H&N is a real estate speculator. It knowingly purchased a property for $7,000, with title that was junior to the other liens on the property, knowing that it would have to pay off the senior debt to acquire title and duly and timely record. H&N cannot state a claim for unjust enrichment because defendants have not received a benefit that belonged to H&N, since H&N’s own failure to timely record voided its deed. Accordingly, H&N’s claim for unjust enrichment will be dismissed.

IV. Conclusion


IT IS HEREBY ORDERED, ADJUDGED, AND DECREED that defendants Wells Fargo Bank National Association and Federal National Mortgage Association’s motion to dismiss plaintiff’s amended complaint (doc. # 13) be, and the same hereby is, GRANTED. The clerk shall close the case.

[1] The court judicially recognizes the grant, bargain and sale deed, the junior and senior deeds of trust, assignments of the deed of trust, notice of default and election to sell, the foreclosure mediation certificate, a notice of trustee’s sale, and other matters of public record included in the defendants’ request. See Intri-Plex Technology, Inc. v. Crest Group, Inc., 499 F.3d 1048, 1052 (9th Cir. 2007) (“A court may take judicial notice of matters of public record without converting a motion to dismiss into a motion for summary judgment as long as the facts are not subject to reasonable dispute.”). Plaintiff includes many of the same documents with its response and the court takes notice of the appropriate documents of public record as well.

[2] H&N voluntarily dismissed defendant Quality on April 8, 2015. (Doc. # 17).

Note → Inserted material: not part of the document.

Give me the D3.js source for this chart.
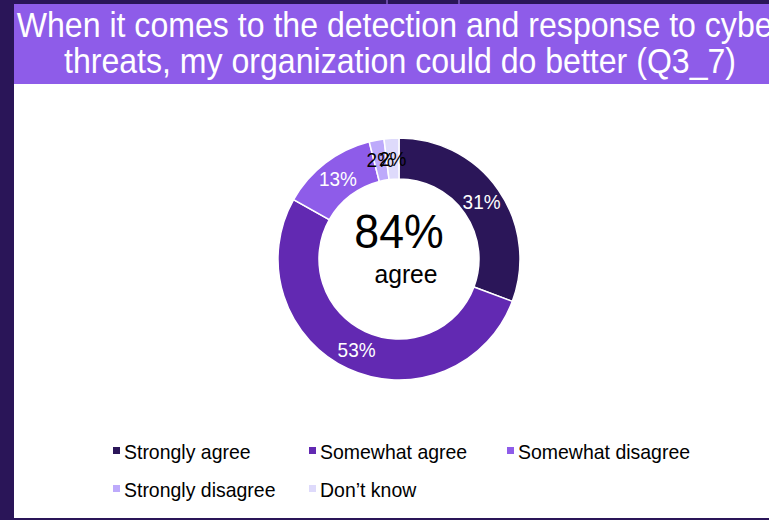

[3] Though H&N’s complaint specifically mentions NRS § 107.090 in the title of its second cause of action, the complaint then asserts violations of NRS § 107 generally.

[4] H&N argues in its response to the instant motion to dismiss that Erie Railroad Co. v. Tompkins, 304 U.S. 64 (1938), and its progeny instruct that the Nevada Rule of Civil Procedure 12(b)(5) should apply instead of the Federal Rules of Civil Procedure 12(b)(6), because this case is before the court on diversity jurisdiction. (Doc. # 15 at 3-4). H&N is incorrect. The United States Supreme Court and Ninth Circuit have made clear that courts sitting in diversity jurisdiction apply state substantive law and federal procedural law. A federal court exercising diversity jurisdiction applies state substantive law and federal procedural law. See, e.g., Gasperini v. Center for Humanities, Inc., 518 U.S. 415, 427 (1996) ; In re Larry’s Apartment, LLC, 249 F.3d 832, 837 (9th Cir. 2001) . A motion to dismiss is procedural. Accordingly, the court will apply the legal standard required by Federal Rules of Civil Procedure 8 and 12(b)(6).

[5] To support this assertion, H&N includes the declaration of Noriko Hosoda, which is inappropriate for the court to consider in a motion to dismiss. (See doc. # 15-5). The court does note that Hosoda’s declaration asserts that H&N did not receive the quitclaim deed until “around the end of April” and that he recorded the deed on May 11, 2014. (Doc. # 15-5 at 2). However, the deed of trust, which the court took judicial notice of was recorded on May 14, 2014, and not May 11, 2014, as asserted by Hosoda. (See doc. # 15-1 at 2).